Forsythe created “Artifact” in 1984 when he had some free time.
“‘Artifact’ was the first ballet I made for the Frankfurt Ballet and I had three weeks to make it,” he says. “And I’ve been fixing it ever since.”
He’s been fixing it so much that for Boston Ballet, he’s calling this production “Artifact 2017.”
“Artifact” epitomizes what is groundbreaking about Forsythe’s work. It’s a two-hour spectacle, with 68 dancers onstage. There are two speaking parts, which is unusual for a ballet: The Woman in Historical Dress, who looks like Marie Antoinette, and The Man With The Megaphone.
He concludes the entire ballet with the words “step outside.” It’s a riddle of sorts, because in ballet a pirouette is a step that can turn to the outside. But his words also hold deeper meaning, which Forsythe leaves up to the audience to interpret.

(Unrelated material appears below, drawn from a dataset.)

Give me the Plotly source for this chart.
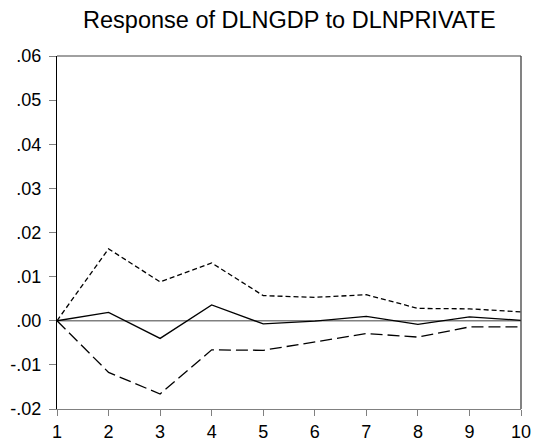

And there are other surprises in “Artifact 2017”: Stage lights turn off, and the curtain drops down repeatedly, in the middle of a scene.
For all these breaks with tradition, Forsythe calls “Artifact” his ode to classical ballet.
“I wanted something that was like a story ballet,” he says.
Think “Swan Lake,” but without the plot. Those kinds of twists have enraged some critics. They say Forsythe took the “ballet” out of Frankfurt Ballet when he ran it. One even called him the “antichrist of ballet,” which makes Forsythe chuckle and say, “We all love the same things. Those same critics love exactly what I love. Everyone wants to love it their own way.”
And his dancers love him.
“Working with Forsythe is really an experience like no other,” Boston Ballet second soloist Lauren Herfindahl says. “This ballet is everything from classical to extreme. You’re just pushing yourself to your extreme and extreme limits of our technique.”
Two of Herfindahl’s fellow dancers, Matthew Slattery and Ji Young Chae, were also challenged by Forsythe’s technique. They struggled with a moment in a duet where Ji Young does a pirouette while holding one leg to her ear.
Dana Caspersen helped them. She’s married to Forsythe. And in this show, she plays the Woman in Historical Dress.
Asked how important it is for the dancers to work out these types of moves, Caspersen says, “It’s everything. It’s the heart of ballet. What is this kind of gorgeous geometric relationship of dynamic that happens between people? And if you don’t have that kind of connection, then all you have is a bunch of steps, and nobody cares.”
For Caspersen and Forsythe, dance is an expression beyond words. That’s clear when he works with his dancers. He tells them, “You don’t want to be good, you don’t want to be even great. You want to have people be at a loss for language… That’s when dance is really working, when it kind of actually makes language not useful.”